I have been reading about Martin Seligman‘s theories of Learned Helplessness, whereby we are conditioned to believe falsely, but instinctively in the nullity of our actions. By severing the relationship between cognition and its consequences, an erroneous or malformed belief about an action’s outcome reduces our motivation to act, making us prone to anxiety. We learn to disbelieve the causality of our actions, which teaches us not to bother trying.
I crave the opposite condition: a hyper-awareness of the causality of my actions, where I taste every consequence on my tongue before it happens, the forces set in motion by my neurotransmitters growing outward in jagged vines before my eyes. I want to see a clean line connecting a task—washing a dish, writing a paragraph, slicing and uploading a digital image—with its reward, no matter what manifestation it should ultimately take. Today, these rewards satisfy my rational mind, but not my physiology. The highs are diminished, grey, flattened-out. Worse still, there is a tendency to fall into the easier and more sustained highs of passive action, TV and movies and video games, the kind that end once you turn off the screen.
At times, it feels as though a distant word like physiology represented something practiced only in labs or universities, away from the safety of our daily lives. There is likely no non-chemical solution to the problem of willfully causing uninhibited concentration in your average subject.

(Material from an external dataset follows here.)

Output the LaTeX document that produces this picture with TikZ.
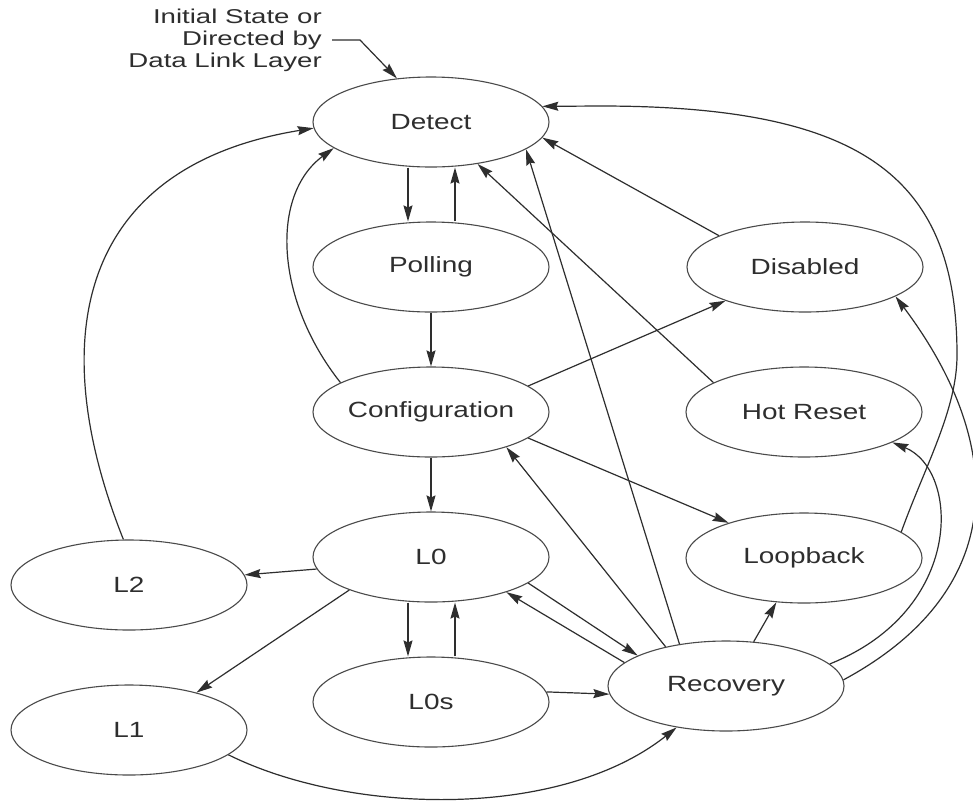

In any case, we are rewarded whenever life makes us aware that we operate on the basis of synapses forming networks, into which are poured habits, motivations, and beliefs, connected to our spinal column and our extremities, and blasting out of this pulsating evolutionary slag heap, like magma bubbling forth from the earth, comes the red-faced fear of having to work a late weekend.

Exactly what Guthrie – a true Seligman adherent – was warning us all with his triumphant ‘Problem with Solutions’.
“Everyone starts to look the same, if you softly whisper their name”
Think about it.
Well done, Dick. Say, how’s the Newfie-infused new apartment?
More like ‘Well Baked’!
As for the newfy infusion… I’ll let you know June 2nd.